以下は加地伸行さんの以下の本からである。
正に名著である。
全国民必読の書でもあるが、今回の10連休の旅の途中に読む本としても最適な本である。
私の勧めを信じて最寄りの書店で購入した人達は皆、私に同意するはずである。
永久謝罪論というファシズム-山崎正和の言説
老生、現役を引退してからは、現役担当者から現場のことを教えてもらっている。
先日、おもしろい話を聞いた。
近ごろの中・韓の下品で大嘘つきの言動に嫌気が差して、中国や朝鮮半島の研究や専攻を志望する学生が減ってきているとのこと。
なるほど。それはありうる。
かつて中国語学習ブームがあった。
それはもう下火。
つまり現在は、中国や朝鮮半島にとって、自国のことを理解してくれる若い日本人を失い、眼には見えないものの、大損を蒙っているということだ。
しかも、中・韓が声を大にしたとき最も影響を受けやすかった日本戦後教育の初期受洗者すなわち団塊世代が次々と現役引退をしている今、以前と同じ調子で喚いても、日本の世論に以前ほどの効果はなくなってきている。
第一、中・韓が頼りとする日本左翼において、これという論客はもうほとんどいない。
いたとしても大半は逃げてしまっており、発言しなくなってしまっている。
それはそうだ。
日本の左翼が〈祖国〉と崇め奉っていたソ連邦は消え、共産主義を現実化すると称した中華人民共和国の今の〈金銭(ぜに)まみれ〉をありかたく戴いて発言することなどできるわけがない。
と思っていると、いや、日本が悪いのですと、依然としてそう発言するとんでもないのが出てきた。
山崎正和・劇作家の文に、なんと「日本人にとって、選択できる道は一つしかない。たとえ個人的には身に覚えがなくとも、全国民を挙げてかつての被害国に謝罪をつづけることである」原文のママ。『潮』平成25年11月号、25ページ)とある。
もちろん中・韓に対してである。
日本には言論の自由があるので、意見をどう述べようと構わない。
しかし、それを他者に強制することは、あってはならない。
ところ、が、山崎某のこの短い文章において見逃すことのできない強制のことばが、すくなくとも三個ある。
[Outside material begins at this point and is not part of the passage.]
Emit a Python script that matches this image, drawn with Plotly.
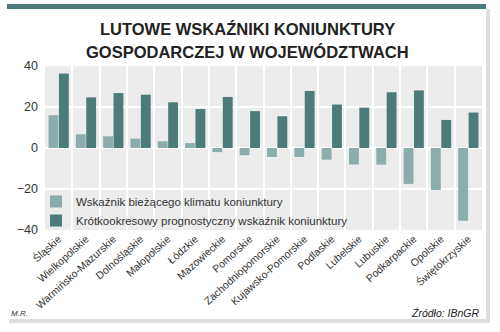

すなわち、①「道は一つしかない」、②「全国民」、③「つづけることである」の三者である。
とりわけ「全国民」。
これは一人残らずということだ。
例えば「全国民は交通規制を守らねばならない」というのは問題ない。それは、法の順守の義務づけだからである。
しかし例えば「全国民は恋をしなければならない」などというのは、個人の感情の問題なのであって強制などできない。
けれども山崎某は、「全」という高圧的な見方に立って謝罪せよと言い、それも果てしなく(時効はなく)続けよと述べ、そういう道があるのみと限定しているのである。
それは、俗に言う〈ファシズム〉的発言である。
己れの立場という一つのありかたしか許さないというのであるから。 愚かな話である。
顧みれば、人類の歴史において、加害・被害・抗争・戦争……そうした不幸は絶えずあった。
しかし、そうした不幸も、講和条約あるいはそれに類した条約を結んだあとは、おたがい言い分、が仮にまだあるとしても、それはもう言わないで、両国は新しい友好関係を結びましょう、作りましょうというのが人類の知恵なのである。
その典型が日米関係である。
両国はすさまじい戦争を行った。
たがいに言いたいことは山ほどある。
しかし、日本は敗者としてのいろいろな犠牲を払いつつも、ともあれ講和条約を結び、この条約を結んだあとは、両国は新しく友好関係を結んで今日に至っている。
同様の法的和解を日本は中国や韓国に対して行ってきたのであり、それをもって国家としては過去のことについてお互いもう問わないとするのが、人類の知恵なのである。
その知恵を学ばず生かさず、「個人的には身に覚えがなくとも」謝罪を続けよなどと言うのは、中・韓の回し者のような発言である。
古人曰く、成事(できたこと)は説かず。遂事(すんだこと)は諌(いさ)めず。既往は咎めず、と。